Optimizing Bichromatic Force Decelerators for Atoms and Molecules

Optical bichromatic forces (BCFs) have shown success in slowing atomic beams,\footnote{M. A. Chieda and E. E. Eyler, PRA \textbf{86}, 053415 (2012), and references therein.} and they have considerable promise for laser slowing of molecules. Our first-generation BCF decelerator for metastable helium has achieved slowing by $>$500~m/s in less than 5~cm using ordinary diode lasers, with He* brightness similar to a Zeeman slower. We discuss explorations of atomic and molecular evolution under multicolor illumination with a view towards optimizing decelerators for MOT loading. These explorations include numerical studies of the excited-state fraction for two-level atoms in bichromatic and polychromatic light, progress towards a multi-level simulation for testing molecular behavior, and continuing investigations of the large-detuning limit of the BCF magnitude.

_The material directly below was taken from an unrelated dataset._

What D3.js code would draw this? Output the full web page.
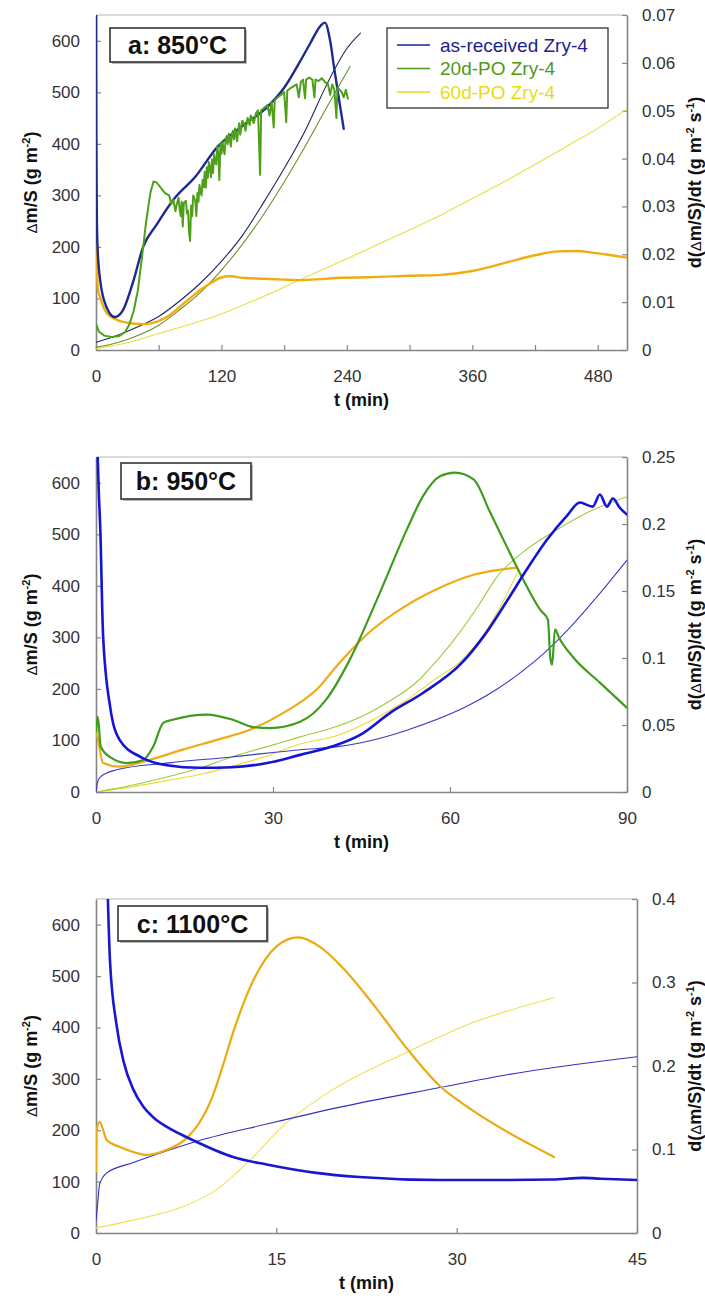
<!DOCTYPE html>
<html><head><meta charset="utf-8">
<script src="https://cdn.jsdelivr.net/npm/d3@7"></script>
<style>body{margin:0;background:#fff}svg{display:block;font-family:"Liberation Sans",Arial,sans-serif}</style>
</head><body><svg id="c" width="705" height="1306"></svg>
<script>
// ---------- Panel a: 850°C (t in min) ----------
const aXTicks = [0,60,120,180,240,300,360,420,480];
const aXLabels = [0,120,240,360,480];
const aLeftTicks = [0,100,200,300,400,500,600];
const aRightTicks = [0,0.01,0.02,0.03,0.04,0.05,0.06,0.07];
// mass gain (left axis, g m-2)
const aAsRecMass = [[0,15],[20,28],[40,45],[60,65],[80,95],[100,130],[120,172],[140,222],[160,285],[180,352],[200,425],[220,512],[227,540],[240,585],[253,615]];
const a20dMass = [[0,5],[20,14],[40,28],[60,48],[80,78],[100,112],[120,155],[140,205],[160,262],[180,326],[200,395],[220,468],[243,550]];
const a60dMass = [[0,3],[30,14],[60,32],[90,50],[120,70],[150,95],[180,122],[210,150],[240,177],[270,205],[300,233],[330,262],[360,294],[390,326],[420,360],[450,395],[480,430],[508,468]];
// rates (right axis, g m-2 s-1)
const aAsRecRate = [[0,0.0754],[0.3,0.0452],[0.8,0.028],[1.5,0.0215],[4,0.0146],[10,0.009],[18,0.0069],[26,0.0084],[36,0.0146],[45,0.0215],[58,0.0262],[74,0.0314],[95,0.0362],[116,0.0424],[140,0.0468],[164,0.0508],[180,0.0548],[195,0.0602],[205,0.0641],[215,0.0678],[219,0.0684],[224,0.0646],[228,0.0587],[233,0.0517],[237,0.0462]];
const a20dRate = [[0,0.0054],[3,0.0038],[8,0.003],[15,0.0027],[22,0.0029],[28,0.0038],[32,0.0054],[36,0.0081],[40,0.0124],[44,0.0194],[48,0.0269],[52,0.0328],[55,0.0352],[58,0.035],[62,0.0339],[66,0.0328],[70,0.0323],[72,0.0305],[74,0.0314],[76,0.029],[77,0.0302],[79,0.0318],[80,0.0295],[81,0.028],[82,0.031],[83,0.0258],[84,0.0307],[86,0.0312],[87,0.0285],[88,0.0291],[89,0.0248],[90,0.0228],[91,0.0302],[92,0.028],[93,0.0323],[95,0.0312],[96,0.028],[97,0.0328],[98,0.031],[99,0.0345],[100,0.033],[101,0.0323],[102,0.0355],[103,0.034],[104,0.0372],[105,0.0339],[106,0.0382],[107,0.036],[108,0.0393],[109,0.038],[110,0.0361],[111,0.0398],[112,0.037],[113,0.0409],[114,0.039],[115,0.0388],[116,0.0425],[117,0.041],[118,0.0355],[119,0.0431],[120,0.041],[121,0.0436],[122,0.042],[123,0.0409],[124,0.044],[125,0.0447],[126,0.043],[127,0.0452],[128,0.044],[129,0.0425],[130,0.045],[131,0.0458],[132,0.044],[133,0.0463],[135,0.0436],[136,0.046],[137,0.0474],[138,0.045],[140,0.0479],[142,0.047],[143,0.0458],[145,0.0485],[147,0.047],[148,0.049],[151,0.0474],[153,0.0495],[155,0.0501],[157,0.0366],[158,0.0501],[161,0.0506],[164,0.0512],[166,0.049],[168,0.0519],[170,0.0465],[171,0.0522],[174,0.0528],[177,0.0533],[180,0.0539],[182,0.0476],[183,0.0542],[186,0.0547],[189,0.0551],[192,0.0555],[194,0.0528],[196,0.056],[198,0.0565],[200,0.0526],[201,0.0565],[204,0.0569],[207,0.0565],[209,0.0528],[210,0.0565],[213,0.0562],[216,0.0568],[219,0.056],[222,0.0555],[224,0.0533],[226,0.0555],[228,0.0544],[230,0.0485],[231,0.0549],[233,0.0544],[235,0.0539],[237,0.0528],[239,0.0544],[241,0.0525]];
const a60dRate = [[0,0.022],[1,0.016],[2,0.0125],[4,0.011],[10,0.0078],[20,0.0063],[30,0.0057],[45,0.0054],[58,0.0059],[70,0.0072],[80,0.009],[90,0.0108],[100,0.0126],[110,0.014],[119,0.0151],[128,0.0154],[140,0.0151],[160,0.0149],[180,0.0147],[195,0.0146],[215,0.0148],[234,0.0151],[260,0.0152],[300,0.0155],[330,0.0157],[360,0.0165],[393,0.0183],[420,0.0198],[442,0.0206],[460,0.0207],[473,0.0204],[490,0.0199],[508,0.0193]];

// ---------- Panel b: 950°C ----------
const bXTicks = [0,30,60,90];
const bLeftTicks = [0,100,200,300,400,500,600];
const bRightTicks = [0,0.05,0.1,0.15,0.2,0.25];
const bAsRecMass = [[0,0],[0.3,20],[0.7,29],[3.5,43],[12,56],[23,68],[34.6,82],[41,88],[44.7,95],[52.7,120],[64,173],[68,200],[72,232],[76,270],[80,315],[85,380],[90,450]];
const b20dMass = [[0,0],[3,6],[8,18],[12,29],[18,48],[23,68],[29,88],[34.6,107],[41,128],[46,152],[50,178],[54,210],[58,258],[62,315],[65,365],[68,418],[72,462],[78,508],[84,546],[90,573]];
const b60dMass = [[0,0],[6,10],[12,22],[18,35],[23,50],[29,70],[34.6,93],[41,110],[46,135],[52.7,179],[57,215],[62,256],[66,310],[69,370],[71.4,425]];
const bAsRecRate = [[0.15,0.27],[0.5,0.22],[0.7,0.2],[1.2,0.117],[2.4,0.0635],[4,0.0389],[7.5,0.0262],[12,0.02],[17.6,0.0181],[23,0.0185],[29,0.0216],[34.6,0.0277],[40,0.0339],[44.7,0.0424],[49.8,0.0589],[55.4,0.0739],[62,0.0963],[66,0.118],[70,0.145],[73,0.166],[76.4,0.188],[79.8,0.206],[82,0.216],[84.2,0.213],[85.4,0.222],[86.6,0.213],[87.6,0.219],[88.8,0.212],[90,0.207]];
const b20dRate = [[0,0.045],[0.3,0.056],[0.8,0.034],[2.4,0.026],[5.2,0.0216],[8,0.0239],[9.7,0.0339],[11.4,0.0516],[13,0.0539],[18.8,0.0578],[23.2,0.0539],[26.6,0.0485],[29.5,0.0477],[34.6,0.0524],[39,0.0689],[43,0.0986],[48,0.1475],[52.7,0.196],[55.4,0.2206],[58.3,0.2356],[60.8,0.2383],[64,0.2333],[66.8,0.2087],[69.6,0.1833],[72.4,0.1586],[75.3,0.1359],[76.6,0.1286],[77,0.1001],[77.3,0.095],[77.8,0.1213],[78.5,0.115],[80.8,0.1009],[85.4,0.0816],[90,0.0628]];
const b60dRate = [[0,0.046],[0.3,0.04],[1.2,0.0216],[4,0.0189],[9,0.0239],[14.7,0.0316],[20.5,0.0389],[26,0.0462],[31.7,0.0589],[37.4,0.0765],[41.4,0.097],[45.9,0.1175],[52.7,0.1395],[58.3,0.1525],[64,0.1621],[71.4,0.1675]];

// ---------- Panel c: 1100°C ----------
const cXTicks = [0,15,30,45];
const cLeftTicks = [0,100,200,300,400,500,600];
const cRightTicks = [0,0.1,0.2,0.3,0.4];
const cAsRecMass = [[0,25],[0.15,60],[0.3,95],[0.9,117],[3.1,137],[5.9,160],[8.6,180],[14.2,212],[20.3,245],[28.6,283],[34.2,308],[45,343]];
const c60dMass = [[0,10],[3.1,25],[7.2,51],[10,84],[12.8,142],[15.5,207],[19.7,279],[25.8,351],[31.3,409],[38.1,458]];
const cAsRecRate = [[0.95,0.42],[1.16,0.327],[1.7,0.25],[2.3,0.205],[3.1,0.172],[3.9,0.152],[4.8,0.138],[5.9,0.127],[8.1,0.111],[11.4,0.091],[14.2,0.082],[18.3,0.072],[21.9,0.067],[28.6,0.0634],[34.1,0.0634],[38,0.064],[40.5,0.066],[42,0.065],[45,0.0634]];
const c60dRate = [[0,0.0738],[0.05,0.123],[0.3,0.133],[0.9,0.111],[2,0.103],[3.1,0.097],[4.2,0.0935],[5.9,0.0996],[7.5,0.113],[8.6,0.132],[9.6,0.16],[10.5,0.198],[11.4,0.24],[13.1,0.303],[15,0.343],[16.8,0.354],[18.6,0.343],[20.5,0.318],[23,0.275],[25.8,0.222],[28.6,0.176],[30.8,0.152],[34.1,0.122],[38.1,0.091]];

const legendNames = ["as-received Zry-4","20d-PO Zry-4","60d-PO Zry-4"];
const legendColors = ["#1c2290","#4e9a14","#e8dc10"];

const svg = d3.select("#c");
const defs = svg.append("defs");

const panels = [
  {id:"a", left:96, right:627, top:15, bottom:350, xDomain:[0,508], rDomain:[0,0.07],
   xTicks:aXTicks, xLabels:aXLabels, lTicks:aLeftTicks, rTicks:aRightTicks,
   label:"a: 850°C", box:[110,28,135,34],
   series:[
     {d:a60dMass,ax:"L",c:"#e6e040",w:1.1},
     {d:a20dMass,ax:"L",c:"#6f8f2a",w:1.1},
     {d:aAsRecMass,ax:"L",c:"#20245e",w:1.1},
     {d:a60dRate,ax:"R",c:"#f0ac10",w:2.4},
     {d:aAsRecRate,ax:"R",c:"#1f2a8c",w:2.4},
     {d:a20dRate,ax:"R",c:"#4ea01a",w:2.0}
   ]},
  {id:"b", left:96, right:627, top:457, bottom:792, xDomain:[0,90], rDomain:[0,0.25],
   xTicks:bXTicks, xLabels:bXTicks, lTicks:bLeftTicks, rTicks:bRightTicks,
   label:"b: 950°C", box:[121,463,130,36],
   series:[
     {d:b60dMass,ax:"L",c:"#ecdc30",w:1.1},
     {d:b20dMass,ax:"L",c:"#9ccc3c",w:1.1},
     {d:bAsRecMass,ax:"L",c:"#3a3ac8",w:1.1},
     {d:b60dRate,ax:"R",c:"#f0aa14",w:2.2},
     {d:b20dRate,ax:"R",c:"#3f9c1e",w:2.2},
     {d:bAsRecRate,ax:"R",c:"#1414d8",w:2.6}
   ]},
  {id:"c", left:96, right:637, top:899, bottom:1233, xDomain:[0,45], rDomain:[0,0.4],
   xTicks:cXTicks, xLabels:cXTicks, lTicks:cLeftTicks, rTicks:cRightTicks,
   label:"c: 1100°C", box:[118,906,149,35],
   series:[
     {d:c60dMass,ax:"L",c:"#f0e050",w:1.1},
     {d:cAsRecMass,ax:"L",c:"#3030c4",w:1.1},
     {d:c60dRate,ax:"R",c:"#eaaa10",w:2.2},
     {d:cAsRecRate,ax:"R",c:"#1818d0",w:2.6}
   ]}
];

function titleText(g, x, y, parts, rotate){
  const t = g.append("text").attr("text-anchor","middle").attr("font-weight","bold")
    .attr("font-size",18).attr("fill","#111")
    .attr("transform", rotate ? `translate(${x},${y}) rotate(-90)` : `translate(${x},${y})`);
  let shift = 0;
  parts.forEach(p=>{
    const ts = t.append("tspan").text(p.t);
    let dy = 0;
    if(p.sup){ dy = -7 - shift; shift = -7; ts.attr("font-size",11);}
    else { dy = -shift; shift = 0; if(p.small) ts.attr("font-size",15).attr("font-weight","normal"); }
    if(dy) ts.attr("dy",dy);
  });
}

const fmt = d => String(+d.toFixed(3));

panels.forEach(p=>{
  const x = d3.scaleLinear().domain(p.xDomain).range([p.left,p.right]);
  const yL = d3.scaleLinear().domain([0,650]).range([p.bottom,p.top]);
  const yR = d3.scaleLinear().domain(p.rDomain).range([p.bottom,p.top]);
  const g = svg.append("g");
  defs.append("clipPath").attr("id","clip"+p.id).append("rect")
    .attr("x",p.left).attr("y",p.top).attr("width",p.right-p.left).attr("height",p.bottom-p.top);

  g.append("line").attr("x1",p.left).attr("x2",p.right).attr("y1",p.top).attr("y2",p.top)
    .attr("stroke","#b8b8b8").attr("stroke-width",1.2);

  const axStyle = sel=>{
    sel.select(".domain").attr("stroke","#858585").attr("stroke-width",1.6);
    sel.selectAll(".tick line").attr("stroke","#858585").attr("stroke-width",1.2);
    sel.selectAll(".tick text").attr("font-size",17).attr("fill","#333").attr("font-family","Liberation Sans, Arial, sans-serif");
  };
  g.append("g").attr("transform",`translate(0,${p.bottom})`)
    .call(d3.axisBottom(x).tickValues(p.xTicks).tickSizeInner(-5).tickSizeOuter(0).tickPadding(20)
      .tickFormat(d=> p.xLabels.includes(d) ? String(d) : ""))
    .call(axStyle);
  g.append("g").attr("transform",`translate(${p.left},0)`)
    .call(d3.axisLeft(yL).tickValues(p.lTicks).tickSizeInner(-5).tickSizeOuter(0).tickPadding(16))
    .call(axStyle);
  g.append("g").attr("transform",`translate(${p.right},0)`)
    .call(d3.axisRight(yR).tickValues(p.rTicks).tickSizeInner(-5).tickSizeOuter(0).tickPadding(15).tickFormat(fmt))
    .call(axStyle);

  const plot = g.append("g").attr("clip-path",`url(#clip${p.id})`);
  p.series.forEach(s=>{
    const ys = s.ax==="L" ? yL : yR;
    const line = d3.line().x(d=>x(d[0])).y(d=>ys(d[1])).curve(s.d.length>60 ? d3.curveLinear : d3.curveMonotoneX);
    plot.append("path").datum(s.d).attr("d",line).attr("fill","none")
      .attr("stroke",s.c).attr("stroke-width",s.w).attr("stroke-linejoin","round").attr("stroke-linecap","round");
  });

  const [bx,by,bw,bh] = p.box;
  g.append("rect").attr("x",bx+2).attr("y",by+2).attr("width",bw).attr("height",bh).attr("fill","#bbb");
  g.append("rect").attr("x",bx).attr("y",by).attr("width",bw).attr("height",bh)
    .attr("fill","#fff").attr("stroke","#333").attr("stroke-width",1.6);
  g.append("text").attr("x",bx+bw/2).attr("y",by+bh/2).attr("dy","0.36em").attr("text-anchor","middle")
    .attr("font-weight","bold").attr("font-size",25).attr("fill","#111").text(p.label);

  const cy = (p.top+p.bottom)/2;
  titleText(g, (p.left+p.right)/2, p.bottom+56, [{t:"t (min)"}], false);
  titleText(g, 37, cy, [{t:"Δ",small:true},{t:"m/S (g m"},{t:"-2",sup:true},{t:")"}], true);
  titleText(g, 701, cy, [{t:"d("},{t:"Δ",small:true},{t:"m/S)/dt (g m"},{t:"-2",sup:true},{t:" s"},{t:"-1",sup:true},{t:")"}], true);
});

const lg = svg.append("g");
lg.append("rect").attr("x",387).attr("y",28).attr("width",221).attr("height",80)
  .attr("fill","#fff").attr("stroke","#222").attr("stroke-width",1.2);
legendNames.forEach((n,i)=>{
  const y = 45 + i*23.5;
  lg.append("line").attr("x1",397).attr("x2",430).attr("y1",y).attr("y2",y)
    .attr("stroke",legendColors[i]).attr("stroke-width",1.6);
  lg.append("text").attr("x",440).attr("y",y).attr("dy","0.35em").attr("font-size",19)
    .attr("fill",legendColors[i]).text(n);
});
</script>
</body></html>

We also discuss progress in developing a practical BCF decelerator for molecules, which could substantially improve on recent results using Doppler and Sisyphus forces.\footnote{J. F. Barry, \textit{et al.}, PRL \textbf{108}, 103002 (2012); M. Zeppenfeld, $et. al.$, Nature \textbf{491}, 570 (2012).} Our initial experimental configuration is a BCF-based beam deflector for CaF molecules.